Accusation after accusation claims that Donald Trump engaged in inappropriate behavior. Either the accusations are true or they're false.

How much of a role is the media playing in giving women the platform to level the accusations, and what are the risks associated when the allegations have not been independently verified?

"These claims are all fabricated. They're pure fiction and they're outright lies," said Trump.

The Republican nominee for President painted his accusers as liars who are unattractive.

"You take a look. Look at her, look at her words. You tell me what you think. I don't think so."

That was Trump's response to an accusation leveled by Natasha Stoynoff, a People Magazine reporter who claimed Trump forcibly kissed her during an interview while a pregnant Melania Trump was upstairs.

Shannon Rich is the director of public policy for the Arizona Coalition to End Sexual & Domestic Violence. She said she is troubled by the characterization that the accusers are liars.

"Any time we have a case where it's a very high-profile person being accused of whether it's sexual violence, sexual harassment, domestic violence, the automatic response is, 'Well they must be lying.'"

Rich went on to say that as a society, "We don't start from that place of believing, and that's the place that we should be starting."

Summer Zervos, a former contestant on "The Apprentice" became the latest accuser. Zervos claims Trump kissed her on the lips twice when she later met with him.

Trump responded in a statement that read in part: "I vaguely remember Ms. Zervos as one of the many contestants on The Apprentice over the years. To be clear, I never met her at a hotel or greeted her inappropriately a decade ago. That is not who I am as a person, and it is not how I've conducted my life. In fact, Ms. Zervos continued to contact me for help, emailing my office on April 14th of this year asking that I visit her restaurant in California."

The Trump camp calls it a media smear campaign. He's claiming lawsuits are currently being drafted against media outlets who give his accusers a platform to level their accusations.

Phoenix attorney Kraig Marton weighed in on the controversy.

"Your job as media is to tell the story as you see it and to be fair. So if you report someone says Trump sexually harassed her and you get Trump's side of the story where he denies it, you've done your job. You've told the public what you need to," Marton said.

He also added that many women don't come forward with allegations of sexual harassment at the time the incident takes place, adding that there are a lot of consequences of bringing a sexual harassment lawsuit.

For instance, he said if it's in the workplace and you file suit against your employer, it could be hard to get another job when it's discovered you sued your employer. Marton also said filing a sexual harassment lawsuit can be expensive to pursue.

"It's hard to get a lawyer to take a case on a contingency where the lawyer takes the risk. And at the end of the day, after all that time, effort and money, you may not win."

He said more often than not, sexual harassment lawsuits are "he said, she said." And in the end, it's a toss-up when you go in front of the jury. Marton said that's why many women choose not to pursue them.

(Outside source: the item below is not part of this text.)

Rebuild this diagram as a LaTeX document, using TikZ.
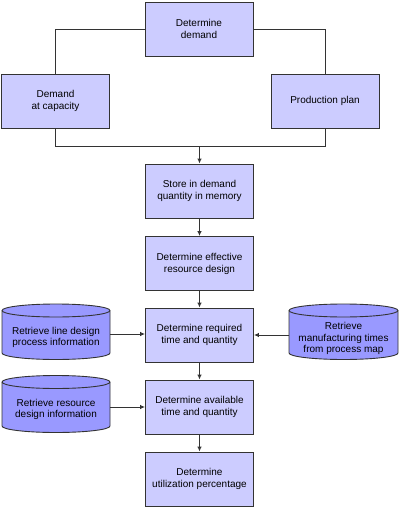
\documentclass[tikz,border=0pt]{standalone}
\usepackage{fontspec}
\setmainfont{Liberation Sans}
\usetikzlibrary{arrows.meta}
\definecolor{boxfill}{HTML}{CCCCFF}
\definecolor{drumfill}{HTML}{9999FF}
\definecolor{edge}{HTML}{333333}
\tikzset{
  procbox/.style={draw=edge, line width=0.9pt, fill=boxfill, minimum width=108pt, minimum height=54pt,
    align=center, font=\fontsize{10pt}{12pt}\selectfont, inner sep=0pt},
  drumtext/.style={align=center, font=\fontsize{10pt}{11.5pt}\selectfont, inner sep=0pt, minimum width=108pt},
  drumline/.style={draw=edge, line width=0.9pt, fill=drumfill},
  conn/.style={draw=edge, line width=0.9pt},
  arr/.style={conn, -{Latex[length=5pt,width=4.5pt]}}
}
\newcommand{\mydrum}[4]{% x0, yt, x1, yb (ellipse half-height 6.5)
  \pgfmathsetmacro{\rx}{(#3-#1)/2}
  \path[drumline] (#1,#2) -- (#1,#4) arc[start angle=180,end angle=0,x radius=\rx,y radius=6.5]
     -- (#3,#2) arc[start angle=0,end angle=-180,x radius=\rx,y radius=6.5] -- cycle;
  \draw[edge, line width=0.9pt] (#1,#2) arc[start angle=180,end angle=0,x radius=\rx,y radius=6.5];
}
\begin{document}
\begin{tikzpicture}[x=1pt,y=-1pt]
\useasboundingbox (0,0) rectangle (400,508);
% process boxes
\node[procbox] (dd) at (199,29) {Determine\\demand};
\node[procbox] (dc) at (55.5,101) {Demand\\at capacity};
\node[procbox] (pp) at (325,101) {Production plan};
\node[procbox] (st) at (199.5,191) {Store in demand\\quantity in memory};
\node[procbox] (ef) at (199.5,263.5) {Determine effective\\resource design};
\node[procbox] (rq) at (199.5,335) {Determine required\\time and quantity};
\node[procbox] (av) at (199.5,407) {Determine available\\time and quantity};
\node[procbox] (ut) at (199.5,479) {Determine\\utilization percentage};
% drums
\mydrum{2}{310.5}{110}{353}
\node[drumtext] (d1) at (56,337.5) {Retrieve line design\\process information};
\mydrum{2}{382}{110}{426}
\node[drumtext] (d2) at (56,409.5) {Retrieve resource\\design information};
\mydrum{289}{310.5}{398}{353}
\node[drumtext] (d3) at (343.5,338.5) {Retrieve\\manufacturing times\\from process map};
% connectors
\coordinate (j) at (199.5,146);
\draw[conn] (dd.west) -| (dc.north);
\draw[conn] (dd.east) -| (pp.north);
\draw[conn] (dc.south) |- (pp.south |- j) -- (pp.south);
\draw[arr] (j) -- (st.north);
\draw[arr] (st) -- (ef);
\draw[arr] (ef) -- (rq);
\draw[arr] (rq) -- (av);
\draw[arr] (av) -- (ut);
\draw[arr] (110,334) -- (rq.west |- 0,334);
\draw[arr] (289,335) -- (rq.east |- 0,335);
\draw[arr] (110,407) -- (av.west);
\end{tikzpicture}
\end{document}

"When you choose to run for President, you're at the highest level of scrutiny one can imagine. And the courts recognize that he's called a public figure for all purposes, and that means he's fair game. Unless you are intentionally lying about him, the media is safe."

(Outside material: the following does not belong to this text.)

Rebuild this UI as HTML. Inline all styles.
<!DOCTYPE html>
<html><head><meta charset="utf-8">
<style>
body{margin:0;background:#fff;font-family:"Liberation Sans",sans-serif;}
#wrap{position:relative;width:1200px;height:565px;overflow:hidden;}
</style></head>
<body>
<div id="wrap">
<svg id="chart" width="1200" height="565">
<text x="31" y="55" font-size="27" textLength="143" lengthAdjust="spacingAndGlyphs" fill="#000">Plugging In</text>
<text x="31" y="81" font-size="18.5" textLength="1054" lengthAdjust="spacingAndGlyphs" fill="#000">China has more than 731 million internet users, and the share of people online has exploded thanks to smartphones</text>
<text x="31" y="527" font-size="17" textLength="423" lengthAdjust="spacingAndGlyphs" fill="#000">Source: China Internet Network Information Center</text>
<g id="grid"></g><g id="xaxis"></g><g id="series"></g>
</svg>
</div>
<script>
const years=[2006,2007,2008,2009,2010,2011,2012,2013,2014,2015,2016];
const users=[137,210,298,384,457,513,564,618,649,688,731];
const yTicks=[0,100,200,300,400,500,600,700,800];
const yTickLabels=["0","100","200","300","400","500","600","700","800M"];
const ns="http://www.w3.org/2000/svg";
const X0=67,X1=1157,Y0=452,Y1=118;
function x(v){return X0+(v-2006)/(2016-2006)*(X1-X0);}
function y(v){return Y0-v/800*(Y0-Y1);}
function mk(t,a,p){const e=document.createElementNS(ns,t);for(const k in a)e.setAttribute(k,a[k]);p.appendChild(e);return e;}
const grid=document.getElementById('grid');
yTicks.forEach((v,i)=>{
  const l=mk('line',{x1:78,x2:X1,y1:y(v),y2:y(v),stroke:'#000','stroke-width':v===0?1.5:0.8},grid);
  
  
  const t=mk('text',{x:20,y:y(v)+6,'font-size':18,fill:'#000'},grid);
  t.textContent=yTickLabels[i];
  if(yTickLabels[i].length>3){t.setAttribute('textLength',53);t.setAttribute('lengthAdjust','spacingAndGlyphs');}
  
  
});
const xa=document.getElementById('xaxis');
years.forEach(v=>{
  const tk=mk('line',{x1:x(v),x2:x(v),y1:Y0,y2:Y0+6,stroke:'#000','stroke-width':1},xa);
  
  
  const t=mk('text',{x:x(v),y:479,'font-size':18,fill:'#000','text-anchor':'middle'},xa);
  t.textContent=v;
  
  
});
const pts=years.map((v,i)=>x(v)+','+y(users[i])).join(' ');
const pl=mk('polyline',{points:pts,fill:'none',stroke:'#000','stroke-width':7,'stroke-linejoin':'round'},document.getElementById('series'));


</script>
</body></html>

Marton has more than three decades of experience litigating sexual harassment claims in addition to defamation claims and more.

He said if Trump files suit against his accusers, they in turn, could counter-sue him for defamation after he called them liars.

Trump's statement also says: "Beyond that, the media is now creating a theater of absurdity that threatens to tear our democratic process apart and poison the minds of the American public." It also says, "unfounded accusations are treated as fact, with reporters throwing due diligence and fact-finding to the side in a rush to file their stories first, it's evident that we truly are living in a broken system."